En las ciudades escondidas
Natalia
Cerezo
Rata
Books
Barcelona,
2018
175
páginas
Carver.
Sí, Raymond Carver. Pero las referencias en relato son inevitables: uno es
Kafka, Carver, Bowles, Chéjov o, tristemente y con ambición, Borges. El estilo
de Natalia Cerezo es una escritura en los huesos, donde el protagonismo es el
de todo lo demás que tenga que ver con la literatura. Sigue resultando un buen
aliento el leer algo con tanta facilidad. Y a la hora de escribir, lo difícil
es hacerlo sencillo. Una vez agradecidos, nos adentramos en un mundo más
variado que el del autor americano.
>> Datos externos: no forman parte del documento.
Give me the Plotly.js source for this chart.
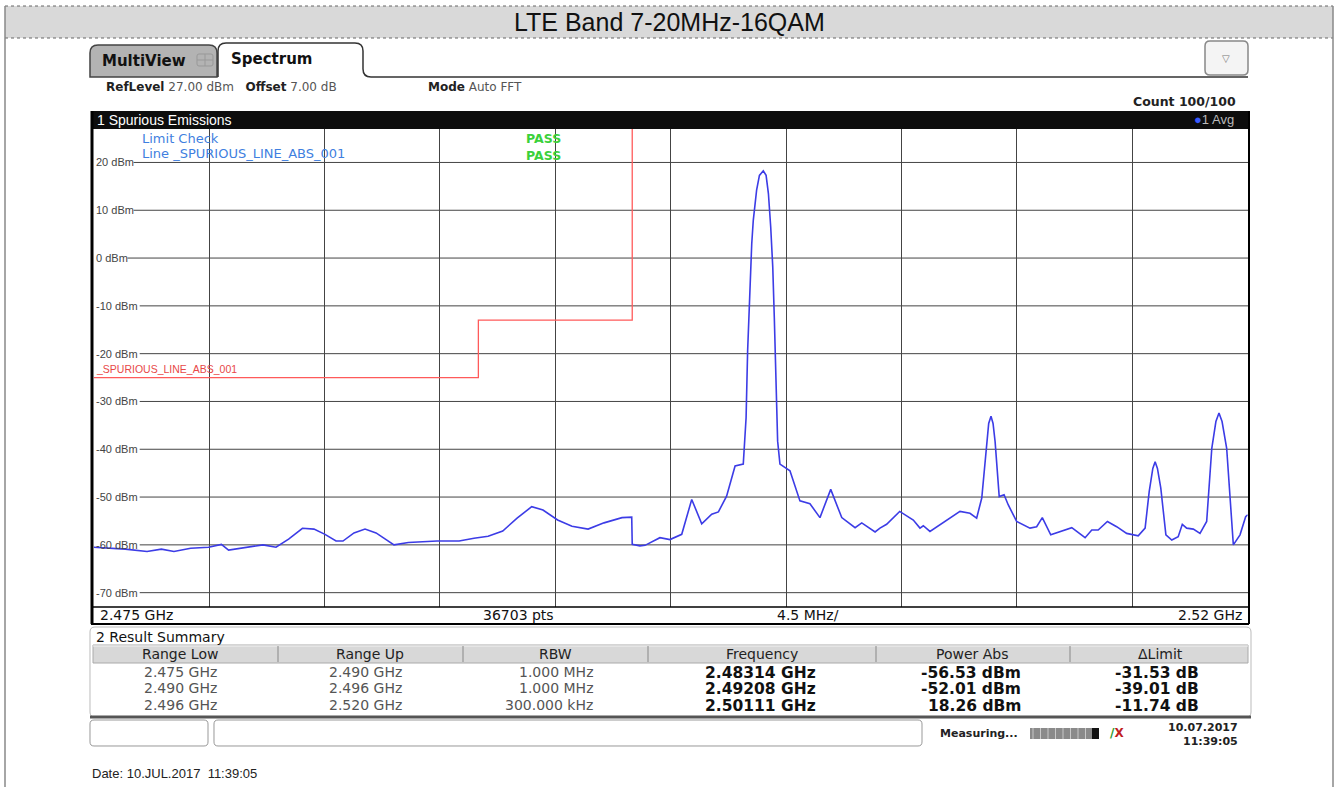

A Carver le podríamos calificar, con
maldad, como un autor provinciano: solo habla de sus vecinos. Cerezo lleva
alguno de sus cuentos más allá de ciertas fronteras. Es doblemente universal:
en primer lugar, porque su estilo y sus personajes existen, son, están aquí o,
en segundo lugar, porque también están allí, en otro país, en otra cultura,
donde decir hola y adiós a los demás es también algo frecuente, cotidiano,
expuesto a un punto de vista capaz de sacarle punta al gesto cotidiano. La suma
de relatos es una Babel en la que reconocemos un centro, el mismo en el que,
creemos, vive la autora.
Aunque
no es solo el estilo lo que nos remite a Carver. Las historias que no tienen
final, cercenadas, abiertas, o ese narrador que sabe que la gente tiene
secretos, que conoce todo sobre sus personajes, pero que no expone los
cadáveres que han enterrado en el jardín. Sorprende la ausencia de ancianos. La
mayoría de los relatos nos hablan de gente en construcción, adolescentes,
jóvenes, padres que estrenan paternidad o que estrenan hijos adolescentes.
Gente con futuro y que ya puede lamentar un pasado, una infancia, a la que es
imposible retornar. A la hora de la verdad, no somos dueños de nuestro destino.
Por mucho que nos empeñemos, no volverán aquellos buenos tiempos. Verse
obligado a construir uno nuevo, nuevo y bueno, es una proeza que afrontan los
personajes de Natalia Cerezo.
Frecuentaremos
veranos prometedores, formas humildes de contacto con la naturaleza, con el
cámping, con la playa, con el bosque, y está la ciudad desdibujada, borrosa,
como si la autora nos marcara sus filias y fobias. Así nos habla del primer
brote de adolescencia, de la ausencia de una madre que decide desaparecer en el
mar, de los vecinos que adoptan, aunque sea momentáneamente, a los niños
huérfanos. Menciona reencuentros de antiguos novios o intenciones de
ennoviarse, en unos personajes torpes para manejar la situación y que por ello
hacen del momento un lugar aburrido. Habla de la familia que te anula como ser,
como individuo, como autónomo, que te transforma en el padre de o en el hijo
de. Y todo en territorios de cambios, en la problemática de crecer, algo que
ninguno deseamos. De ahí que la entrada en la vida de otro, o la despedida de
alguien, no sepamos si será efímera o permanente. De ahí que merezca la pena
hablar sobre ellos y dibujar un conjunto realista, de vidas sin cuajar, en la
que uno no puede fiarse de las emociones pues, como los niños, son vaivenes,
nueces en la tormenta del mar. Pero en esa alma no entra Natalia Cerezo. Ese
paso lo deja para que lo intuya el lector. Se trata, pues, de relatos que
cambiarán en la medida en que cambie el humor con el que los leemos.